**Problem to solve:** Write the lines out again, from the top of the material to the line containing "CIRC_L = [0.0008, 0.0046, 0.0198, 0.0714]", pictures excluded.

**Supplied information:**
=======
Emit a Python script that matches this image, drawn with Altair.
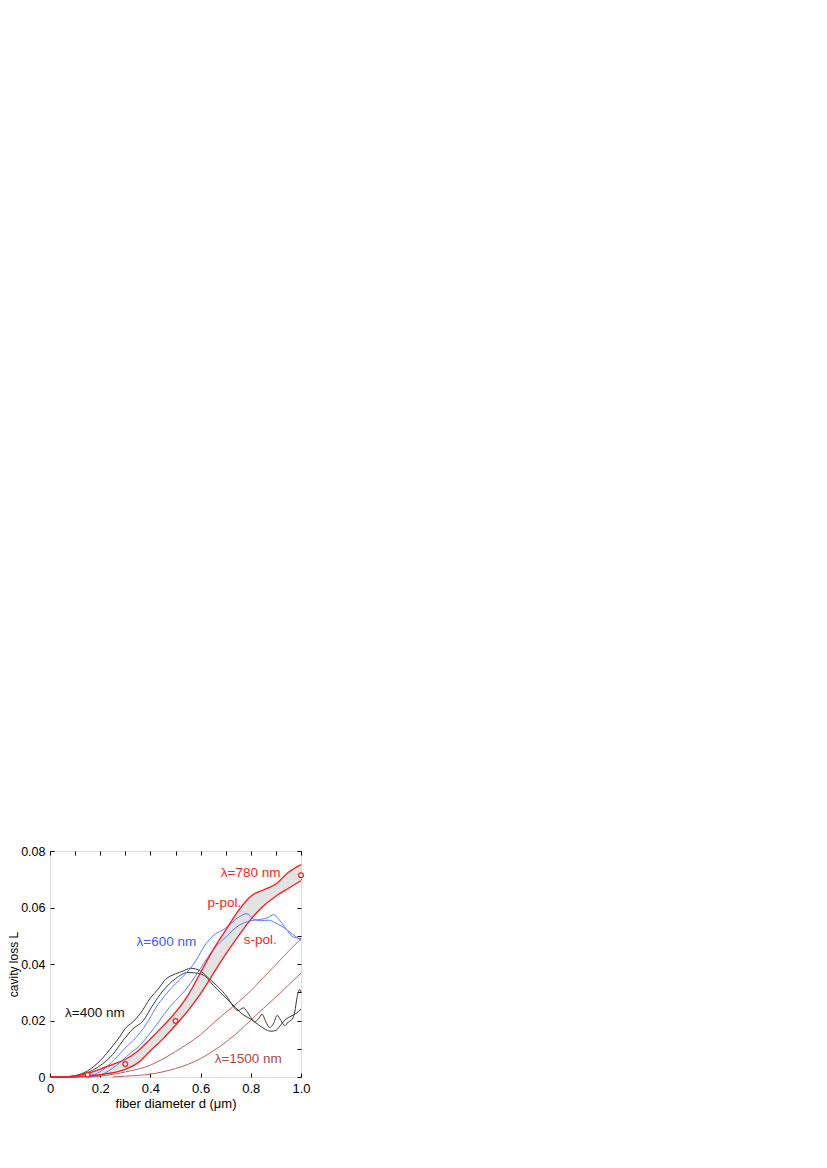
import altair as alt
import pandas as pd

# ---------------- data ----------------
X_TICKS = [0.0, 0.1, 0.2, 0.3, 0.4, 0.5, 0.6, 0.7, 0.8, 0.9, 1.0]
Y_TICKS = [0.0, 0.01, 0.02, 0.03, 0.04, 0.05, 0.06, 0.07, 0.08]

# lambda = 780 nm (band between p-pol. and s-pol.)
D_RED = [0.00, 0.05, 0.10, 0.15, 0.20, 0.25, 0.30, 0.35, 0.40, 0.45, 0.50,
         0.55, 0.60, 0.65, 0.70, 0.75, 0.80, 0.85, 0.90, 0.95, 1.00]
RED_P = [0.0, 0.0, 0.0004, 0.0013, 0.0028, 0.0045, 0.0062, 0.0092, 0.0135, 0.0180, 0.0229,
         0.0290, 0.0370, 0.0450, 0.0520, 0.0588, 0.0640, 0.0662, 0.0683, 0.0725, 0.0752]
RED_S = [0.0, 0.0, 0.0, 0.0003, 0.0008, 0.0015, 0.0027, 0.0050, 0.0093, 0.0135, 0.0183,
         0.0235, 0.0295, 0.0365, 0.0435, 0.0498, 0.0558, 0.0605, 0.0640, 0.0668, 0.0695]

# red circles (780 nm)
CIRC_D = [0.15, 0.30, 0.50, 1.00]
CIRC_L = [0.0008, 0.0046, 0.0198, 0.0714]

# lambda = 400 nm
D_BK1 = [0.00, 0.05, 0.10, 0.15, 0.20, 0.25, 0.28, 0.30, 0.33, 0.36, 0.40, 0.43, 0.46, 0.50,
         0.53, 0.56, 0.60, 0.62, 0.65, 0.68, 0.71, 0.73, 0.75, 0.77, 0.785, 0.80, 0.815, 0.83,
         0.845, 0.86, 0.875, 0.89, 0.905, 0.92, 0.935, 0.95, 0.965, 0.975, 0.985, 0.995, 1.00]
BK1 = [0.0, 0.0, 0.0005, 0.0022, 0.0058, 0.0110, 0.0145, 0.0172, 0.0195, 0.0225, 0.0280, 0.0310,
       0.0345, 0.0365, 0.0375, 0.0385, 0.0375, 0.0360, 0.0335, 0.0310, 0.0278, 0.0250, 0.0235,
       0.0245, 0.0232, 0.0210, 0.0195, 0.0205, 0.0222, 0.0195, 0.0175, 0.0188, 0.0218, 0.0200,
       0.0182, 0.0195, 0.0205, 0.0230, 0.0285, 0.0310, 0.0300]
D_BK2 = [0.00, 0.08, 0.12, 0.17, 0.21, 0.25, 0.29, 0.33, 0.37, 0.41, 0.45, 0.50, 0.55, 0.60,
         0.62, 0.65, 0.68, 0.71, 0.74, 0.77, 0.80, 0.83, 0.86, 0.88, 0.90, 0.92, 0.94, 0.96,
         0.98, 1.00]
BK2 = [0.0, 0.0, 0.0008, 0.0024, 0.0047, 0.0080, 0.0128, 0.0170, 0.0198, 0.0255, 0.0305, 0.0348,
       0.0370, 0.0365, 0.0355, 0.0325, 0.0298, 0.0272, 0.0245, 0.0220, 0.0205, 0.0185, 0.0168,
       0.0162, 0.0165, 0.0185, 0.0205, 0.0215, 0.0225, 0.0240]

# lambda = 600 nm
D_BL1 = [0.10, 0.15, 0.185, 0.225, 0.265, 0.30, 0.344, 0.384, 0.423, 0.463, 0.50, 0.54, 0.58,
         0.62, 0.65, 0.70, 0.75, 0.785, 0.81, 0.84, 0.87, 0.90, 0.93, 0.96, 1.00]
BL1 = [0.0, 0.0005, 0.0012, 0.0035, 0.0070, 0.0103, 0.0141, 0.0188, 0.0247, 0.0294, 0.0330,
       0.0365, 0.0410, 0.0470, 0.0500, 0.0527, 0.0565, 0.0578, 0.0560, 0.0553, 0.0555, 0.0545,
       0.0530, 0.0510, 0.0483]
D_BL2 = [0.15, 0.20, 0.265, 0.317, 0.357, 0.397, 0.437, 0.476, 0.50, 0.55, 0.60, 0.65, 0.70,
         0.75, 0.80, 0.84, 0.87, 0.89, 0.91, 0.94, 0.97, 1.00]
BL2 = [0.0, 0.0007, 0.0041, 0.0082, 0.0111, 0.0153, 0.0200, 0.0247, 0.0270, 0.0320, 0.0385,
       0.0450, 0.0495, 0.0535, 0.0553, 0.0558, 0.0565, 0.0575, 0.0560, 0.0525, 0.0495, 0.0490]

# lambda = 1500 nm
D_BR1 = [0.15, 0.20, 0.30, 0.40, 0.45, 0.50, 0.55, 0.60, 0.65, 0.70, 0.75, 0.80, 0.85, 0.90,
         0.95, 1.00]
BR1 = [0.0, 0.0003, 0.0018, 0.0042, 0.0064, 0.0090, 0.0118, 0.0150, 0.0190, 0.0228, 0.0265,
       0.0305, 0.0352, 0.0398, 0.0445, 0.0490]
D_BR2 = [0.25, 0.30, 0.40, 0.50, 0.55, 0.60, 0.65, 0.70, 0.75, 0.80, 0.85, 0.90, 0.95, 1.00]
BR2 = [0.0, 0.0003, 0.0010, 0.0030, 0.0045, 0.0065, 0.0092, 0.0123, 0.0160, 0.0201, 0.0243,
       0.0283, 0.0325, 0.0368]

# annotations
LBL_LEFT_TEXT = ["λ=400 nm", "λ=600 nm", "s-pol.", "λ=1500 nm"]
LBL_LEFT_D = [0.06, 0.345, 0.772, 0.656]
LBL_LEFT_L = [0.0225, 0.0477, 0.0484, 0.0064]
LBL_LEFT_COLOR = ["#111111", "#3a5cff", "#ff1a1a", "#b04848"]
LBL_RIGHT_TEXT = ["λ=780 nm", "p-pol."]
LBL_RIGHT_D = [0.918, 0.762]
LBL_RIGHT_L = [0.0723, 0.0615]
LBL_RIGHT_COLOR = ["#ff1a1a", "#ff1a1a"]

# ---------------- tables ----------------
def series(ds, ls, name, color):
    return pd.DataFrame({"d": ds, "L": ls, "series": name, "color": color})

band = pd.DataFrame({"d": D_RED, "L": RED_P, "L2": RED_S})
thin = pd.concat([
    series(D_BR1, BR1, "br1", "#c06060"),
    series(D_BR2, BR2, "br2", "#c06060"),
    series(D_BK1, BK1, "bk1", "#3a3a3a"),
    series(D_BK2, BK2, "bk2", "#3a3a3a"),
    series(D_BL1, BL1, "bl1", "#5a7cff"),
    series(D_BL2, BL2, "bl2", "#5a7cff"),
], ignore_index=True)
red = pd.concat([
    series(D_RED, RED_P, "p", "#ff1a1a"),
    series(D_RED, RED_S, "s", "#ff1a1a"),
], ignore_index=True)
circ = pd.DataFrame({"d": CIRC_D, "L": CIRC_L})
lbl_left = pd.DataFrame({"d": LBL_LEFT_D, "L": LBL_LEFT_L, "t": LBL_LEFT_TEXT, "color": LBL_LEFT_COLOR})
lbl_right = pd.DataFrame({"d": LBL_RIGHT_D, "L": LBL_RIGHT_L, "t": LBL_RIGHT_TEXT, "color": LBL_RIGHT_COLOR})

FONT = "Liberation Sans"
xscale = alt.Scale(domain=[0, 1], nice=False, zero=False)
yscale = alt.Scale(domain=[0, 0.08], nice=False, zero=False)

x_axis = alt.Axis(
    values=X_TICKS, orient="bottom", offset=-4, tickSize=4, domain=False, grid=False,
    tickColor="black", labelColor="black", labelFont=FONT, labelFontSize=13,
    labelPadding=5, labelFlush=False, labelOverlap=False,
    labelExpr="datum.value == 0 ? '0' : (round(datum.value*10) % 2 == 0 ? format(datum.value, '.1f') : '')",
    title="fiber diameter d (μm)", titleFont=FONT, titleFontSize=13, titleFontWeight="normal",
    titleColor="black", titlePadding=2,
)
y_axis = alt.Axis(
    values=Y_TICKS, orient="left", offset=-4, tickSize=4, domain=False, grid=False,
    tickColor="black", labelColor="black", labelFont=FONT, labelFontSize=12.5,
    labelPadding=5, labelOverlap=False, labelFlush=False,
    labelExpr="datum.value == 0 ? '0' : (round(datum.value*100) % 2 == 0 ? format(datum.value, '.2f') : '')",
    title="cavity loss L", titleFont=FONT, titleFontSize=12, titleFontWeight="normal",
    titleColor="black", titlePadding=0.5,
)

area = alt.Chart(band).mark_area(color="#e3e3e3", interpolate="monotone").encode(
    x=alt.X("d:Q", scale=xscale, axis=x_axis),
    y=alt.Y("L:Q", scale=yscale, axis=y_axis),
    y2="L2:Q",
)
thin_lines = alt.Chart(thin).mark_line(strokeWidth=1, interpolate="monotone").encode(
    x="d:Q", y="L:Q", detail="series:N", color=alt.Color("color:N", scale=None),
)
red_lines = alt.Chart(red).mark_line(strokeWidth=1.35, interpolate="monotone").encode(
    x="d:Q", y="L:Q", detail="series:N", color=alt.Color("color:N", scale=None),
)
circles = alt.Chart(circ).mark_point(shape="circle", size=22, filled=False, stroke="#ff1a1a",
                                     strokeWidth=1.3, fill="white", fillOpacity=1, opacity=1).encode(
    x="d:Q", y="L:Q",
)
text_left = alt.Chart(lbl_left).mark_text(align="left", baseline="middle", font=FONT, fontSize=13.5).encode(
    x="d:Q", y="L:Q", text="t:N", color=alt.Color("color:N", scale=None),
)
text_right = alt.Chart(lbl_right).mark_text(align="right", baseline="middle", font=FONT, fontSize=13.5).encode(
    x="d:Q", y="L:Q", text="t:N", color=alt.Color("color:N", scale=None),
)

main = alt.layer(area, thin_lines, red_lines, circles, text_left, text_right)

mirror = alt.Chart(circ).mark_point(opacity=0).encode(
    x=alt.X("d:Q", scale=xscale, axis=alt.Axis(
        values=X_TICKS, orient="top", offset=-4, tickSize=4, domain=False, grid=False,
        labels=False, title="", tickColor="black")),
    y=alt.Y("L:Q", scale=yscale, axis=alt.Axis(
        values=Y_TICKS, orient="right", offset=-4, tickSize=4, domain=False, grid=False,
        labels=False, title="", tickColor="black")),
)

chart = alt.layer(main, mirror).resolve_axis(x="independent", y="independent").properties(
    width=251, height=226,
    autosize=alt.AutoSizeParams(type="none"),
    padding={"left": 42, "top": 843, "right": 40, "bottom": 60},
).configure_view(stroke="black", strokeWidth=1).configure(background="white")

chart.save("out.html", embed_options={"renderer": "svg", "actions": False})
=======
**Exercise result:**
Emit a Python script that matches this image, drawn with Altair.
import altair as alt
import pandas as pd

# ---------------- data ----------------
X_TICKS = [0.0, 0.1, 0.2, 0.3, 0.4, 0.5, 0.6, 0.7, 0.8, 0.9, 1.0]
Y_TICKS = [0.0, 0.01, 0.02, 0.03, 0.04, 0.05, 0.06, 0.07, 0.08]

# lambda = 780 nm (band between p-pol. and s-pol.)
D_RED = [0.00, 0.05, 0.10, 0.15, 0.20, 0.25, 0.30, 0.35, 0.40, 0.45, 0.50,
         0.55, 0.60, 0.65, 0.70, 0.75, 0.80, 0.85, 0.90, 0.95, 1.00]
RED_P = [0.0, 0.0, 0.0004, 0.0013, 0.0028, 0.0045, 0.0062, 0.0092, 0.0135, 0.0180, 0.0229,
         0.0290, 0.0370, 0.0450, 0.0520, 0.0588, 0.0640, 0.0662, 0.0683, 0.0725, 0.0752]
RED_S = [0.0, 0.0, 0.0, 0.0003, 0.0008, 0.0015, 0.0027, 0.0050, 0.0093, 0.0135, 0.0183,
         0.0235, 0.0295, 0.0365, 0.0435, 0.0498, 0.0558, 0.0605, 0.0640, 0.0668, 0.0695]

# red circles (780 nm)
CIRC_D = [0.15, 0.30, 0.50, 1.00]
CIRC_L = [0.0008, 0.0046, 0.0198, 0.0714]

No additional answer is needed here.